In his 1971 book “Silent Messages,” Dr. Albert Mehrabian posited that a vast majority of a speaker’s credibility is conveyed through nonverbal cues rather than by spoken words. …

Now apply that concept in a complex discipline that requires individuals to identify risk and to assess personal motivation, which also requires the close analysis of thousands of datapoints arrayed across a variety of disciplines. That is the challenge of a bank examiner, whose work relies on open, honest and effective communication.

That communication and the relationship between examiner and banker work better in person. And because of that, bank supervision remains a high-touch business. …

As former vice chairman of a bank, I saw firsthand the value of on-site supervision. What I appreciated most was how accessible examiners were and being able to simply speak with them any time — in the hallway, cafeteria or conference room.

Examiners are there to look out for risk and ensure the safety and soundness of banks, and they can do this precisely because they don’t share the same incentives as the bank. However, their incentive might be to avoid risk at almost any cost. That’s because they’re not rewarded for taking a risk that pays off, but will get dinged for risk-taking that blows up.
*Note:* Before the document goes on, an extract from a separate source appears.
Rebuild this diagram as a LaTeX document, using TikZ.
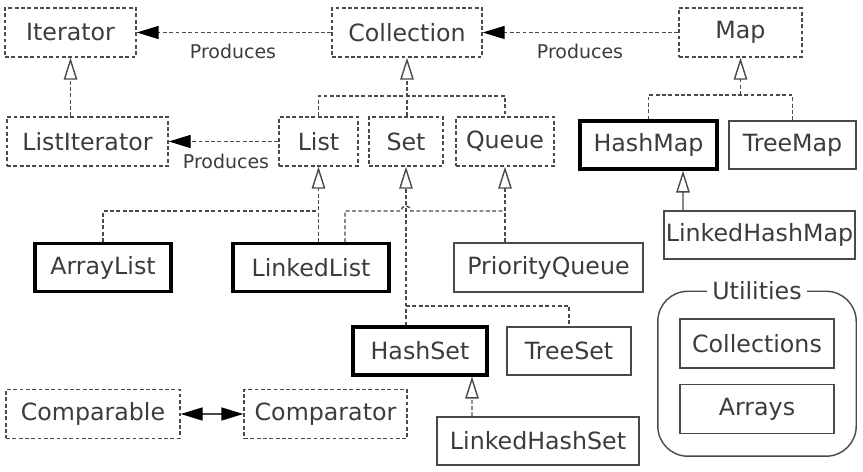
\documentclass[tikz,border=0pt]{standalone}
\usepackage{fontspec}
\setmainfont{DejaVu Sans}
\usetikzlibrary{positioning, fit, calc, arrows.meta}
\definecolor{linegray}{HTML}{4A4A4A}
\definecolor{textgray}{HTML}{3C3C3C}

\begin{document}
\begin{tikzpicture}[auto,
block/.style = {rectangle, draw=linegray, line width=0.8pt, text=textgray, inner sep=0pt,
  minimum height=0.98cm, font=\fontsize{13.5}{16}\selectfont},
iface/.style = {block, dash pattern=on 2.2pt off 1.4pt},
key/.style = {block, draw=black, line width=1.8pt, minimum height=0.96cm},
link/.style = {draw=linegray, line width=0.8pt, dash pattern=on 2.2pt off 1.4pt},
solidlink/.style = {draw=linegray, line width=0.8pt},
inherits/.style = {-{Triangle[open, length=0.44cm, width=0.27cm, line width=0.8pt]}},
produces/.style = {-{Triangle[length=0.44cm, width=0.26cm, color=black]}},
lbl/.style = {text=textgray, font=\fontsize{10.8}{13}\selectfont}]

\useasboundingbox (0,0) rectangle (17.26,9.44);

  % interfaces
  \node[iface, minimum width=2.62cm] (iter) at (1.41,8.79) {Iterator};
  \node[iface, minimum width=3.00cm] (coll) at (8.14,8.79) {Collection};
  \node[iface, minimum width=2.46cm] (map) at (14.81,8.79) {Map};
  \node[iface, minimum width=3.22cm] (list_it) at (1.75,6.61) {ListIterator};
  \node[iface, minimum width=1.58cm] (list) at (6.37,6.61) {List};
  \node[iface, minimum width=1.48cm] (set) at (8.12,6.61) {Set};
  \node[iface, minimum width=1.96cm] (queue) at (10.10,6.61) {Queue};
  \node[iface, minimum width=3.48cm] (comparable) at (1.86,1.16) {Comparable};
  \node[iface, minimum width=3.26cm] (comparator) at (6.51,1.16) {Comparator};

  % classes
  \node[key, minimum width=2.74cm] (hash_map) at (12.97,6.54) {HashMap};
  \node[block, minimum width=2.54cm, minimum height=0.96cm] (tree_map) at (15.85,6.54) {TreeMap};
  \node[block, minimum width=3.82cm, minimum height=0.96cm] (lhm) at (15.19,4.74) {LinkedHashMap};
  \node[key, minimum width=2.72cm] (array_list) at (2.06,4.09) {ArrayList};
  \node[key, minimum width=3.12cm] (linked_list) at (6.22,4.09) {LinkedList};
  \node[block, minimum width=3.78cm] (pq) at (10.97,4.09) {PriorityQueue};
  \node[key, minimum width=2.68cm] (hash_set) at (8.40,2.42) {HashSet};
  \node[block, minimum width=2.48cm, minimum height=0.96cm] (tree_set) at (11.38,2.42) {TreeSet};
  \node[block, minimum width=4.04cm, minimum height=0.96cm] (lhs) at (10.76,0.62) {LinkedHashSet};

  % utilities
  \node[block, minimum width=3.08cm] (collections) at (15.14,2.57) {Collections};
  \node[block, minimum width=3.08cm] (arrays) at (15.14,1.26) {Arrays};
  \node[draw=linegray, line width=0.8pt, rounded corners=0.6cm, inner xsep=0.43cm, inner ysep=0.49cm,
    yshift=0.05cm, fit=(collections) (arrays)] (util) {};
  \node[block, draw=none, fill=white, inner xsep=3pt, minimum height=0pt] (util_lbl) at (util.north) {Utilities};

  % produces
  \draw[link, produces] (coll) -- (iter);
  \node[lbl] (p_coll) at (4.66,8.42) {Produces};
  \draw[link, produces] (map) -- (coll);
  \node[lbl] (p_map) at (11.60,8.42) {Produces};
  \draw[link, produces] (list) -- (list_it);
  \node[lbl] (p_list) at (4.52,6.22) {Produces};
  \draw[solidlink, {Triangle[length=0.44cm, width=0.26cm, color=black]}-{Triangle[length=0.44cm, width=0.26cm, color=black]}] (comparable) -- (comparator);

  % inheritance
  \coordinate (coll_j) at (8.14,7.52);
  \coordinate (map_j) at (14.81,7.54);
  \coordinate (list_j) at (6.37,5.22);
  \coordinate (set_j) at (8.12,3.32);

  \draw[link, inherits] (list_it.north -| iter.south) -- (iter.south);

  \draw[link, inherits] (coll.south |- set.north) -- (coll.south);
  \draw[link] (list.north) |- (coll_j) -| (queue.north);

  \draw[link, inherits] (map_j) -- (map.south);
  \draw[link] (hash_map.north) |- (map_j) -| (tree_map.north);

  \draw[link, inherits] (list.south |- linked_list.north) -- (list.south);
  \draw[link] (array_list.north) |- (list_j);

  \draw[link, inherits] (queue.south |- pq.north) -- (queue.south);
  \draw[link] ($(linked_list.north)+(0.68,0)$) |- ($(set.south |- list_j)+(-0.1,0)$)
    arc[start angle=180, end angle=0, radius=0.1] -- (queue.south |- list_j);

  \draw[link, inherits] (set.south |- hash_set.north) -- (set.south);
  \draw[link] (set_j) -| (tree_set.north);

  \draw[link, inherits] ($(lhs.north)+(-1.32,0)$) -- ($(hash_set.south)+(1.04,0)$);
  \draw[solidlink, inherits] ($(lhm.north)+(-1.53,0)$) -- ($(hash_map.south)+(0.69,0)$);

\end{tikzpicture}
\end{document}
The result is that completely legal activities will go unbanked because examiners see them as too risky (or even politically problematic as we saw with Operation Chokepoint).

And here’s the insidious thing: An examiner doesn’t have to be explicit that he wants a bank to cut off a perfectly legal business. As Brooks points out, body language goes a long way. All an examiner has to do is start asking question about a particular customer or class of customer. No matter the answers, he can just keep asking questions and demand to see more documents, etc. At some point, doing business with those customers isn’t worth the hassle with the examiner in the office next door, and so a line of business is “derisked.” And yet the examiner never said the bank couldn’t take the risk on the legal business; they were just asking questions. Next time the examiner frowns or raises their eyebrows at the mention of a particular business, the bank executive will think twice.
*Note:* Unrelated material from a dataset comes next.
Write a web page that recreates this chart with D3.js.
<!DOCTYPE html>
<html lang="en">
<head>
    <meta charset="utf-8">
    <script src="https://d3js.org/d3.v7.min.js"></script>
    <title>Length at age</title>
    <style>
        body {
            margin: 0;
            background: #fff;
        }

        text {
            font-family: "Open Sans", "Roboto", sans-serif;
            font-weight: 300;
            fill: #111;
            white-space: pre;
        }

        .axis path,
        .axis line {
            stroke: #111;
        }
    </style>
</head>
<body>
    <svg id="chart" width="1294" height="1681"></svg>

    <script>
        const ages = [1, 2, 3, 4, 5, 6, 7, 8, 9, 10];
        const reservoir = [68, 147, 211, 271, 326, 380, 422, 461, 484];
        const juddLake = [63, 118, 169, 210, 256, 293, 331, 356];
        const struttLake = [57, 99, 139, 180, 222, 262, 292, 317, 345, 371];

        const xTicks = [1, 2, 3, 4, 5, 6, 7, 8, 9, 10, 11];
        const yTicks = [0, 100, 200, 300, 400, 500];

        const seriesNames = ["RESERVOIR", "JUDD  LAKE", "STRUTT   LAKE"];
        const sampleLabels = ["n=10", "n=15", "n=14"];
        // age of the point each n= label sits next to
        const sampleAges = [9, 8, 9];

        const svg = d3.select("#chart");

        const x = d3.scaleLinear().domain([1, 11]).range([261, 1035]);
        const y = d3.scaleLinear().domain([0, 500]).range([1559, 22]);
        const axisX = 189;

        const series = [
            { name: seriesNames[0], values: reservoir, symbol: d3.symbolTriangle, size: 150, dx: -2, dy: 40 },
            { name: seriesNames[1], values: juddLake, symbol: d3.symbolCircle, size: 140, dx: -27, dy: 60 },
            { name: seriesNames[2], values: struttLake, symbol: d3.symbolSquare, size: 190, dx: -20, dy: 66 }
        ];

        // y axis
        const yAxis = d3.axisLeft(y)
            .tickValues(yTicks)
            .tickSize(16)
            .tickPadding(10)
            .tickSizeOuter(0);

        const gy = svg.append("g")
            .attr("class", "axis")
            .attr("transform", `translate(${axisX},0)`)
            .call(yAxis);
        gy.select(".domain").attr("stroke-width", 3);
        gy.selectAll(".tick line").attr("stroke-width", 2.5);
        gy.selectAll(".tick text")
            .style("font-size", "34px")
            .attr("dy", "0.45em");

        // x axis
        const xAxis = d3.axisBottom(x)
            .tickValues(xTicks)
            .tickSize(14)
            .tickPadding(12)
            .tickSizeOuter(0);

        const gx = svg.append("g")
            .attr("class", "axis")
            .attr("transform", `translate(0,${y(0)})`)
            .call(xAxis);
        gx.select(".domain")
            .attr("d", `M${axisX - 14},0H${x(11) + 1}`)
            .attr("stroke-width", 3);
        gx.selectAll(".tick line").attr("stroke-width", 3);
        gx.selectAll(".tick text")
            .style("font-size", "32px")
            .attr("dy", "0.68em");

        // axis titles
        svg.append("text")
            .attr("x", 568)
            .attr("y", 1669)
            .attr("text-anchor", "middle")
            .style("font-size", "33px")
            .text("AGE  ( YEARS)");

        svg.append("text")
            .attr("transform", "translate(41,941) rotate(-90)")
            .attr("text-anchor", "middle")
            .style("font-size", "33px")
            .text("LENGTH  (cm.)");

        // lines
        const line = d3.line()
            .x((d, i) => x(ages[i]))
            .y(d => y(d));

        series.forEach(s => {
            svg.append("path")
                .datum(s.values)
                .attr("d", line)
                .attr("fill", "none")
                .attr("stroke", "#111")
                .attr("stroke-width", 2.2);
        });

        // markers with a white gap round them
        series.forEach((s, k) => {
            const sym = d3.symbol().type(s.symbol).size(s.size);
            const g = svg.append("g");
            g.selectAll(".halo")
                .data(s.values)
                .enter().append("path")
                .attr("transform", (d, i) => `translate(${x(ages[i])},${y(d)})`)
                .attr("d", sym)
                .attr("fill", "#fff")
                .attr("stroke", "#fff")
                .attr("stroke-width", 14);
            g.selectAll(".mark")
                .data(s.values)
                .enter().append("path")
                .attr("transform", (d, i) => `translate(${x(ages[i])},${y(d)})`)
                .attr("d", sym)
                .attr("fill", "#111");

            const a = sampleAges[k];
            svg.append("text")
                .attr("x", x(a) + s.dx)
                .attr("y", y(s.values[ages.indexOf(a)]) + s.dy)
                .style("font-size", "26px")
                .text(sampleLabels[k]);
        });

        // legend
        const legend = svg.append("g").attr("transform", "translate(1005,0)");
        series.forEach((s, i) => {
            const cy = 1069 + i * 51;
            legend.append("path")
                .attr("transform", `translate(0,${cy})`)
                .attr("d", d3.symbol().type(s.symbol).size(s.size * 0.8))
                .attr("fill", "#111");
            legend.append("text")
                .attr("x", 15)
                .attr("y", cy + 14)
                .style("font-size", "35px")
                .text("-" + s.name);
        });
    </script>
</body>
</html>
In reaction to my tweet, many said this highlights why we need cryptocurrency, and that’s true. As I’ve written at length, if we are to preserve the individual privacy and autonomy necessary for an open society, we need digital cash as an escape valve from intermediated payments. That said, cryptocurrency exists today and fringe businesses are barely using it. If asked, they would much rather use Stripe. I don’t think it’s heresy to say that Bitcoin has much to improve before it can be a serious payments option.
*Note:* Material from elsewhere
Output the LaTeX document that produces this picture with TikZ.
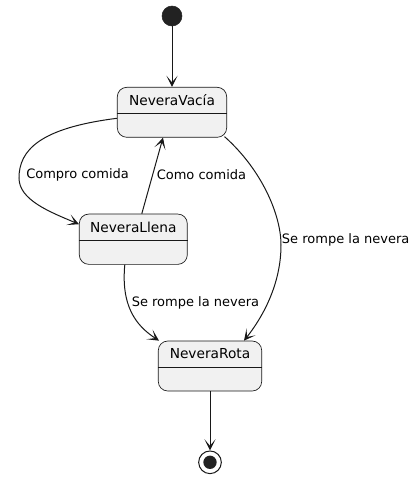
\documentclass[tikz,border=0pt]{standalone}
\usepackage{fontspec}
\setmainfont{DejaVu Sans}
\usetikzlibrary{arrows.meta,calc}
\definecolor{stfill}{HTML}{F1F1F1}
\definecolor{stline}{HTML}{181818}
\definecolor{dot}{HTML}{222222}
\begin{document}
\begin{tikzpicture}[x=0.75pt,y=-0.75pt,
  statebox/.style={draw=stline,fill=stfill,rounded corners=9.5pt*0.75,line width=0.5pt,inner sep=0pt},
  stname/.style={font=\fontsize{10.3pt}{12pt}\selectfont,text=black,inner sep=0pt},
  edgelbl/.style={font=\fontsize{9.75pt}{11pt}\selectfont,text=black,inner sep=0pt,anchor=west},
  conn/.style={draw=stline,line width=0.75pt,-{Stealth[length=8.5pt,width=8.5pt,inset=5pt]}}]
\useasboundingbox (0,0) rectangle (415,479);

% start
\node[circle,fill=dot,draw=dot,minimum size=15pt,inner sep=0pt] (start) at (172,16) {};

% states
\node[statebox,minimum width=109.4*0.75pt,minimum height=50*0.75pt] (vac) at (172,112.3) {};
\node[stname] (vact) at (172,100) {NeveraVacía};
\draw[stline,line width=0.5pt] ($(vac.west)+(0,1)$) coordinate (vl) -- ($(vac.east)+(0,1)$) coordinate (vr);

\node[statebox,minimum width=108*0.75pt,minimum height=50.3*0.75pt] (lle) at (133.3,239.2) {};
\node[stname] (llet) at (133.3,227) {NeveraLlena};
\draw[stline,line width=0.5pt] ($(lle.west)+(0,1)$) coordinate (ll) -- ($(lle.east)+(0,1)$) coordinate (lr);

\node[statebox,minimum width=103.4*0.75pt,minimum height=50*0.75pt] (rot) at (210,366) {};
\node[stname] (rott) at (210,354) {NeveraRota};
\draw[stline,line width=0.5pt] ($(rot.west)+(0,1.5)$) coordinate (rl) -- ($(rot.east)+(0,1.5)$) coordinate (rr);

% end
\node[circle,draw=stline,fill=white,line width=0.75pt,minimum size=17pt,inner sep=0pt] (fin) at (210,462.3) {};
\node[circle,fill=dot,minimum size=10pt,inner sep=0pt] (finin) at (fin.center) {};

% connectors
\draw[conn] (start) -- (vac.north);
\draw[conn] ($(vac.west)+(0,6)$) .. controls (40,128) and (19,150) .. (19,178)
  .. controls (19,200) and (50,212) .. ($(lle.west)+(0,-15)$);
\node[edgelbl] (l1) at (26,175) {Compro comida};

\draw[conn] ($(lle.north)+(8.5,0)$) -- ($(vac.south)+(-9,0)$);
\node[edgelbl] (l2) at (156.5,175) {Como comida};

\draw[conn] ($(vac.south east)+(-2.5,-1)$) .. controls (262,170) and (281,215) .. (281,245)
  .. controls (281,285) and (262,318) .. ($(rot.north)+(34,0)$);
\node[edgelbl] (l3) at (281.7,239.5) {Se rompe la nevera};

\draw[conn] ($(lle.south)+(-8.5,0)$) .. controls (121,305) and (135,325) .. ($(rot.north)+(-51,0)$);
\node[edgelbl] (l4) at (131.5,302.7) {Se rompe la nevera};

\draw[conn] (rot.south) -- (fin.north);
\end{tikzpicture}
\end{document}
Which leads me to a provocation. If what you care about is not not inflation-hedging or state control, and instead what you want to optimize is the ability of people and businesses outside the mainstream to be able to freely and easily engage in legal commerce without having to worry about the whims of banks or other intermediaries, then what you might want to wish for is a token-based, bearer, and anonymous digital dollar from the Federal Reserve. Official U.S. digital currency with those features could solve the problem of unjust derisking of edgy users. You could sell whatever legal product to whomever you wanted and in whatever color.